■ **Work required**
Restate each line of the listing exactly, without carrying over any pictures.

■ **Collected data**
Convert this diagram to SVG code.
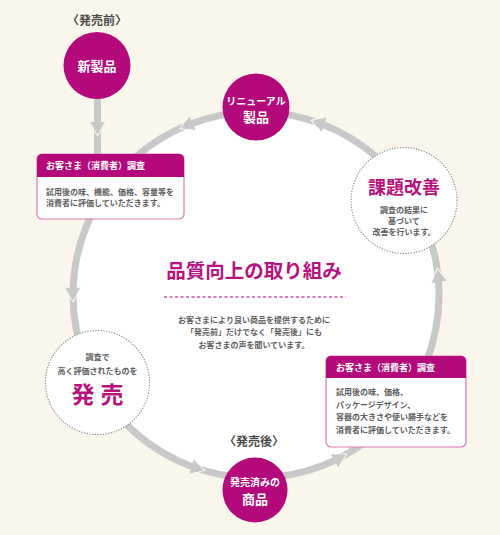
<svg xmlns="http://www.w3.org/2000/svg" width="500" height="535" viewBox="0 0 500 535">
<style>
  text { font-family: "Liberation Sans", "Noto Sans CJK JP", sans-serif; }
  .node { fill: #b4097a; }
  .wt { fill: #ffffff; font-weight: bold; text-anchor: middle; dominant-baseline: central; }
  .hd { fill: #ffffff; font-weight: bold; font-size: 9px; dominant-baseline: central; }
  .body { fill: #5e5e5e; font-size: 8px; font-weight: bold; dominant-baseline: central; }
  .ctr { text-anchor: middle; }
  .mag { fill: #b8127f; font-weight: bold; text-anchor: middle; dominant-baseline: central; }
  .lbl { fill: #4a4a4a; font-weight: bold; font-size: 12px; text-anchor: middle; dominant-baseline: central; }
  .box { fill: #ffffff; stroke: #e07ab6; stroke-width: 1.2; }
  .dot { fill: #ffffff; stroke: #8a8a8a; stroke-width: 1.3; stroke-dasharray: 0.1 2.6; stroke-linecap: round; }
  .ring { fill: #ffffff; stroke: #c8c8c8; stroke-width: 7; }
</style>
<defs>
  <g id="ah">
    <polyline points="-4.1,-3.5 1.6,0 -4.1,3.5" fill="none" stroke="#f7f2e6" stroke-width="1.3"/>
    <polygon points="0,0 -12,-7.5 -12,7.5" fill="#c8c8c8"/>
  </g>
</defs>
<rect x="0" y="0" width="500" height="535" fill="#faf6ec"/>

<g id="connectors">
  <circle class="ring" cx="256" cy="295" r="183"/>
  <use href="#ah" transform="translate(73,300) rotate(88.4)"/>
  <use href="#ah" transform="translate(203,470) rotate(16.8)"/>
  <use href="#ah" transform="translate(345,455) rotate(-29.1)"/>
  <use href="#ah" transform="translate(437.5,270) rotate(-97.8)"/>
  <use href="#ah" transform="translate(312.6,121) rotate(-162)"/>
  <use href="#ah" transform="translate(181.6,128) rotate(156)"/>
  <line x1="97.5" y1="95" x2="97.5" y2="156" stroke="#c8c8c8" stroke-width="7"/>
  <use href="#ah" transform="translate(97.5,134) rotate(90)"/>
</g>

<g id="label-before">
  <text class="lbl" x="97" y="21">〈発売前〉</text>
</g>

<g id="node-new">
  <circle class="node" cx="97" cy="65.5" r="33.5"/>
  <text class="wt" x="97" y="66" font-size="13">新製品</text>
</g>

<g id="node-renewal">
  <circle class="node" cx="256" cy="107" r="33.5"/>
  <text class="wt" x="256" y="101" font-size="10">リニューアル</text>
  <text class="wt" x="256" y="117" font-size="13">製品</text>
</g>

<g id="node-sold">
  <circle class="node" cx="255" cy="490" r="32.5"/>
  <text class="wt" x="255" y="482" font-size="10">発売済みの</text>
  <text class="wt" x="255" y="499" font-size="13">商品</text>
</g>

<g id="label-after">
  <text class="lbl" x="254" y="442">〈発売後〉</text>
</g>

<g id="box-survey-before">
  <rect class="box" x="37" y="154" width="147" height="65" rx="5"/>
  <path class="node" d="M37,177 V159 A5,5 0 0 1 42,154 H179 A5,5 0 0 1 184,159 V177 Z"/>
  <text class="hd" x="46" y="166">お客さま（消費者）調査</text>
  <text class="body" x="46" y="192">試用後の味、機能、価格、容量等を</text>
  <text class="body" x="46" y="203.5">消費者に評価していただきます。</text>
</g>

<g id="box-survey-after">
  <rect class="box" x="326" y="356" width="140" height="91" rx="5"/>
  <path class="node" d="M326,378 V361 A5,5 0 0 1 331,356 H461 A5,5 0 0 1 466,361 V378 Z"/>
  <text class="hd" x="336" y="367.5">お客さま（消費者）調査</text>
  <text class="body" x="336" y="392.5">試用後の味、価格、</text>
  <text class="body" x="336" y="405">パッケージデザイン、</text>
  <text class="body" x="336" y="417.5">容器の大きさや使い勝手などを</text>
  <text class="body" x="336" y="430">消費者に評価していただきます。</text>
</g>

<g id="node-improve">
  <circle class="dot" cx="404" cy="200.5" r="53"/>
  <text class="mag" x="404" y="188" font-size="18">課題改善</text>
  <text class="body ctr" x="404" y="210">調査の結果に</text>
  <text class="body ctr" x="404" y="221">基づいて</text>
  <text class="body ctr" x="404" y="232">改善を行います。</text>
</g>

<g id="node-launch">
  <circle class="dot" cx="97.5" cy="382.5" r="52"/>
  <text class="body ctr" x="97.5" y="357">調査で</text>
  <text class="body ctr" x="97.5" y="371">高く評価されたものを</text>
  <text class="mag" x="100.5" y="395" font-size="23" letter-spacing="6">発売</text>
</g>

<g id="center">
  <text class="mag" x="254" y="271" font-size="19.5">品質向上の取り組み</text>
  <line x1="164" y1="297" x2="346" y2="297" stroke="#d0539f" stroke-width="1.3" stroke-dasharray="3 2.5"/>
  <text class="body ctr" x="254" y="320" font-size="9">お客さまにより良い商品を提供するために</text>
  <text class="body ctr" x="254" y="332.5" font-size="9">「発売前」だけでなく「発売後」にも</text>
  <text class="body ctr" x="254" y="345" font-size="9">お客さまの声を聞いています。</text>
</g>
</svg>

■ **Result of the exercise**
Convert this diagram to SVG code.
<svg xmlns="http://www.w3.org/2000/svg" width="500" height="535" viewBox="0 0 500 535">
<style>
  text { font-family: "Liberation Sans", "Noto Sans CJK JP", sans-serif; }
  .node { fill: #b4097a; }
  .wt { fill: #ffffff; font-weight: bold; text-anchor: middle; dominant-baseline: central; }
  .hd { fill: #ffffff; font-weight: bold; font-size: 9px; dominant-baseline: central; }
  .body { fill: #5e5e5e; font-size: 8px; font-weight: bold; dominant-baseline: central; }
  .ctr { text-anchor: middle; }
  .mag { fill: #b8127f; font-weight: bold; text-anchor: middle; dominant-baseline: central; }
  .lbl { fill: #4a4a4a; font-weight: bold; font-size: 12px; text-anchor: middle; dominant-baseline: central; }
  .box { fill: #ffffff; stroke: #e07ab6; stroke-width: 1.2; }
  .dot { fill: #ffffff; stroke: #8a8a8a; stroke-width: 1.3; stroke-dasharray: 0.1 2.6; stroke-linecap: round; }
  .ring { fill: #ffffff; stroke: #c8c8c8; stroke-width: 7; }
</style>
<defs>
  <g id="ah">
    <polyline points="-4.1,-3.5 1.6,0 -4.1,3.5" fill="none" stroke="#f7f2e6" stroke-width="1.3"/>
    <polygon points="0,0 -12,-7.5 -12,7.5" fill="#c8c8c8"/>
  </g>
</defs>
<rect x="0" y="0" width="500" height="535" fill="#faf6ec"/>

<g id="connectors">
  <circle class="ring" cx="256" cy="295" r="183"/>
  <use href="#ah" transform="translate(73,300) rotate(88.4)"/>
  <use href="#ah" transform="translate(203,470) rotate(16.8)"/>
  <use href="#ah" transform="translate(345,455) rotate(-29.1)"/>
  <use href="#ah" transform="translate(437.5,270) rotate(-97.8)"/>
  <use href="#ah" transform="translate(312.6,121) rotate(-162)"/>
  <use href="#ah" transform="translate(181.6,128) rotate(156)"/>
  <line x1="97.5" y1="95" x2="97.5" y2="156" stroke="#c8c8c8" stroke-width="7"/>
  <use href="#ah" transform="translate(97.5,134) rotate(90)"/>
</g>

<g id="label-before">
  <text class="lbl" x="97" y="21">〈発売前〉</text>
</g>

<g id="node-new">
  <circle class="node" cx="97" cy="65.5" r="33.5"/>
  <text class="wt" x="97" y="66" font-size="13">新製品</text>
</g>

<g id="node-renewal">
  <circle class="node" cx="256" cy="107" r="33.5"/>
  <text class="wt" x="256" y="101" font-size="10">リニューアル</text>
  <text class="wt" x="256" y="117" font-size="13">製品</text>
</g>

<g id="node-sold">
  <circle class="node" cx="255" cy="490" r="32.5"/>
  <text class="wt" x="255" y="482" font-size="10">発売済みの</text>
  <text class="wt" x="255" y="499" font-size="13">商品</text>
</g>

<g id="label-after">
  <text class="lbl" x="254" y="442">〈発売後〉</text>
</g>

<g id="box-survey-before">
  <rect class="box" x="37" y="154" width="147" height="65" rx="5"/>
  <path class="node" d="M37,177 V159 A5,5 0 0 1 42,154 H179 A5,5 0 0 1 184,159 V177 Z"/>
  <text class="hd" x="46" y="166">お客さま（消費者）調査</text>
  <text class="body" x="46" y="192">試用後の味、機能、価格、容量等を</text>
  <text class="body" x="46" y="203.5">消費者に評価していただきます。</text>
</g>

<g id="box-survey-after">
  <rect class="box" x="326" y="356" width="140" height="91" rx="5"/>
  <path class="node" d="M326,378 V361 A5,5 0 0 1 331,356 H461 A5,5 0 0 1 466,361 V378 Z"/>
  <text class="hd" x="336" y="367.5">お客さま（消費者）調査</text>
  <text class="body" x="336" y="392.5">試用後の味、価格、</text>
  <text class="body" x="336" y="405">パッケージデザイン、</text>
  <text class="body" x="336" y="417.5">容器の大きさや使い勝手などを</text>
  <text class="body" x="336" y="430">消費者に評価していただきます。</text>
</g>

<g id="node-improve">
  <circle class="dot" cx="404" cy="200.5" r="53"/>
  <text class="mag" x="404" y="188" font-size="18">課題改善</text>
  <text class="body ctr" x="404" y="210">調査の結果に</text>
  <text class="body ctr" x="404" y="221">基づいて</text>
  <text class="body ctr" x="404" y="232">改善を行います。</text>
</g>

<g id="node-launch">
  <circle class="dot" cx="97.5" cy="382.5" r="52"/>
  <text class="body ctr" x="97.5" y="357">調査で</text>
  <text class="body ctr" x="97.5" y="371">高く評価されたものを</text>
  <text class="mag" x="100.5" y="395" font-size="23" letter-spacing="6">発売</text>
</g>

<g id="center">
  <text class="mag" x="254" y="271" font-size="19.5">品質向上の取り組み</text>
  <line x1="164" y1="297" x2="346" y2="297" stroke="#d0539f" stroke-width="1.3" stroke-dasharray="3 2.5"/>
  <text class="body ctr" x="254" y="320" font-size="9">お客さまにより良い商品を提供するために</text>
  <text class="body ctr" x="254" y="332.5" font-size="9">「発売前」だけでなく「発売後」にも</text>
  <text class="body ctr" x="254" y="345" font-size="9">お客さまの声を聞いています。</text>
</g>
</svg>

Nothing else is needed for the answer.